Monday, April 07, 2025

2025/058: The Mask of Apollo — Mary Renault

... a show put up by some Etruscans from up north. ... their faces were quite bare; they were using them to act with. It is hard to describe how this display affected me. Some barbarian peoples are ashamed to show their bodies, while civilised men take pride in making theirs fit to be seen. But to strip one’s own face to the crowd, as if it were all happening to oneself instead of to Oedipus or Priam; one would need a front of brass to bear it. [loc. 1579]

I believe this is technically a reread: I certainly owned a copy of this novel in my early teens. But nothing felt at all familiar, and it's possible I found it too difficult back then.

The narrator is Nikeratos (Niko), an Athenian actor, and the time is around 350BCE. Niko is noticed by Dion, advisor to the tyrant Dionysios I of Syracuse. ('Tyrant' in the original sense: a ruler who holds power without any constitutional right.) After Dionysios' death, Niko becomes a witness to Dion and Plato's efforts to mould the dead king's son, Dionysios II, into the platonic ideal of a ruler. It does not end well.

I found the political plot less engaging than the theatrical scenes. Niko has an antique mask of Apollo, made of olive wood, which seems to speak to him and guide him. He is a successful actor (and sometimes also a courier for Dion and his allies): passionate about his craft, appalled by Plato's ideas about reforming the theatre ('the parts of base, or passionate, or unstable men should be related in narration' [loc. 2547]), and dedicated to Apollo, whose mask he wears and whose role he plays at three key moments in the novel. One is during the (or 'a') sack of Syracuse, which Renault describes with understated horror: 'It took them a good while to go through the temple. After a time, we heard the wails of the women left alive, being dragged off to Ortygia. The child screamed on one note until, I suppose, it died.' [loc. 4584] In that scene, Niko uses the theatre's special effects -- a sounding-board with particular qualities, the thunder machine -- to strike the fear of Apollo into the invaders.

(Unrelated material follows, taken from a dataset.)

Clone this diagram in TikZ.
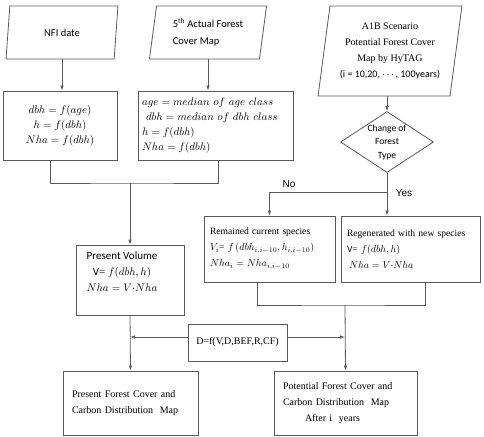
\documentclass[tikz,border=0pt]{standalone}
\usepackage{amsmath}
\usepackage{fontspec}
\setmainfont{Liberation Serif}
\newfontfamily\calibrifont{Carlito}
\newfontfamily\gulimfont{Liberation Sans}
\usepackage{tikz}
\usetikzlibrary{arrows.meta,shapes.geometric}
\usetikzlibrary{positioning,calc}
\definecolor{edgegray}{RGB}{90,90,90}
\tikzset{
    datainput/.style={trapezium, trapezium left angle=80, trapezium right angle=100,
        trapezium stretches=true, draw=edgegray, line width=0.8pt, inner sep=0pt},
    procbox/.style={rectangle, draw=edgegray, line width=0.8pt, inner ysep=0pt},
    decision/.style={diamond, draw=edgegray, line width=0.8pt, inner sep=-4pt},
    flow/.style={draw=edgegray, line width=0.8pt, -{Latex[length=5pt,width=3.5pt]}},
    joint/.style={draw=edgegray, line width=0.8pt},
}

\begin{document}
\begin{tikzpicture}[x=1pt, y=-1pt, font=\fontsize{10}{14}\selectfont]
	\useasboundingbox (0,0) rectangle (484,436);
	% inputs
	\node[datainput, minimum width=112pt, minimum height=53pt, font=\calibrifont\fontsize{10.5}{16}\selectfont] (nfi) at (62,32.5) {NFI date};
	\node[datainput, minimum width=118pt, minimum height=53pt, align=left, font=\calibrifont\fontsize{10.5}{17}\selectfont] (actual) at (208,32.5) {5\textsuperscript{th} Actual Forest\\Cover Map};
	\node[datainput, minimum width=144pt, minimum height=90pt, align=center, font=\fontsize{10}{16}\selectfont] (a1b) at (390,51) {A1B Scenario\\Potential Forest Cover\\Map by HyTAG\\{\calibrifont(i = 10,20, $\cdots$, 100years)}};
	% equations
	\node[procbox, minimum width=114pt, minimum height=69pt, align=center, font=\fontsize{11}{15}\selectfont] (eq1) at (60,125.5) {$dbh = f(age)$\\ $h = f(dbh)$\\ $Nha = f(dbh)$};
	\node[procbox, minimum height=69pt, text width=147pt, inner xsep=4pt, align=left, font=\fontsize{11}{15}\selectfont] (eq2) at (215.5,125.5) {$age = median\ of\ age\ class$\\ \hspace*{4pt}$dbh = median\ of\ dbh\ class$\\ $h = f(dbh)$\\ $Nha = f(dbh)$};
	% decision
	\node[decision, minimum width=93pt, minimum height=61pt, align=center, font=\calibrifont\fontsize{9.5}{13.5}\selectfont] (change) at (387,142) {Change of\\Forest\\Type};
	\node[font=\gulimfont\fontsize{10}{12}\selectfont] (nolab) at (289,184) {No};
	\node[font=\gulimfont\fontsize{10}{12}\selectfont] (yeslab) at (404,193) {Yes};
	% volume
	\node[procbox, minimum width=108pt, minimum height=70pt, inner xsep=0pt, font=\fontsize{11}{16}\selectfont] (volume) at (130,280) {\parbox[c][56pt][t]{92pt}{\centering{\calibrifont Present Volume}\\ {\calibrifont V}= $f(dbh,h)$\\ $Nha = V{\cdot}Nha$}\hspace*{16pt}};
	\node[procbox, minimum height=66pt, text width=119pt, inner xsep=6pt, align=left, font=\fontsize{9.6}{16}\selectfont] (remained) at (269.5,249) {Remained current species\\ $V_i$= $f\left(dbh_{i,i-10}, h_{i,i-10}\right)$\\ $Nha_i = Nha_{i,i-10}$};
	\node[procbox, minimum height=66pt, text width=127pt, inner xsep=6pt, align=left, font=\fontsize{9.6}{16}\selectfont] (regen) at (410.5,249) {Regenerated with new species\\ {\calibrifont V}= $f(dbh,h)$\\ \hspace*{2pt}$Nha = V{\cdot}Nha$};
	% carbon
	\node[procbox, minimum width=99pt, minimum height=37pt] (dbox) at (237.5,342.5) {D=f(V,D,BEF,R,CF)};
	\node[procbox, minimum height=64pt, text width=117pt, inner xsep=9pt, align=left, font=\fontsize{10}{16}\selectfont] (present) at (130.5,403) {Present Forest Cover and\\Carbon Distribution\ \ Map};
	\node[procbox, minimum height=64pt, text width=125pt, inner xsep=9pt, align=left, font=\fontsize{10}{16}\selectfont] (potential) at (345.5,403) {Potential\ Forest Cover and\\Carbon Distribution\ \ Map\\ \hspace*{22pt}After i\ \ years};

	\coordinate (join1) at (130,183);
	\coordinate (fork) at (387,192);
	\coordinate (join2) at (345,305);
	\coordinate (dwest) at ([yshift=5.5pt]dbox.west);
	\coordinate (deast) at ([yshift=5.5pt]dbox.east);

	\draw[flow] (nfi.south) -- (nfi.south |- eq1.north);
	\draw[flow] (actual.south) -- (actual.south |- eq2.north);
	\draw[flow] (change.north |- a1b.south) -- (change.north);
	\draw[joint] ([xshift=-10pt]eq1.south) |- (join1) -| ([xshift=2.5pt]eq2.south);
	\draw[flow] (join1) -- (volume.north);
	\draw[joint] (change.south) -- (fork);
	\draw[flow] (fork) -- (fork |- regen.north);
	\draw[flow] (fork) -| (remained.north);
	\draw[joint] ([xshift=-12.5pt]remained.south) |- (join2) -| ([xshift=14.5pt]regen.south);
	\draw[flow] (join2) -- (potential.north);
	\draw[flow] (volume.south) -- (present.north);
	\draw[flow] (dwest) -- (volume.south |- dwest);
	\draw[flow] (deast) -- (join2 |- deast);
\end{tikzpicture}
\end{document}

Many of the plays Niko performs in, or mentions, have been lost to us. I was especially struck by the use of Aeschylus' The Myrmidons as a cultural marker: "Lovers meet at it, as if it were a shrine like that tomb in Thebes," muses Niko, realising that Dion and Plato had been lovers. Renault slyly slips in a reference to Hamlet: 'I dreamed I was beside some tomb or grave, holding a skull in my hand. It was clean, and I knew this was a play. Some flashes still come back to me; I was the son of a murdered king whose shade had cried me to avenge him...' [loc. 2146].

And the final page has Niko reflecting on how 'All tragedies deal with fated meetings; how else could there be a play? ... No one will ever make a tragedy – and that is as well, for one could not bear it – whose grief is that the principals never met." Renault has written that tragedy, and made it clear that Plato was wasted on Dionysios II, and Aristotle inadequate for the young Alexander (whom Niko meets). Someday soon I'll need to (re?)read the Alexander trilogy...

Renault's afterword, which sets out her sources and provides some context for the lost plays she mentions, also includes this comment: "No true parallel exists between this passage in Syracusan history and the affairs of any present-day state. Christianity and Islam have changed irrevocably the moral reflexes of the world." And yet it's easy to see partial parallels, of corruption and nepotism, fascism and oligarchy, dictatorship and tyranny.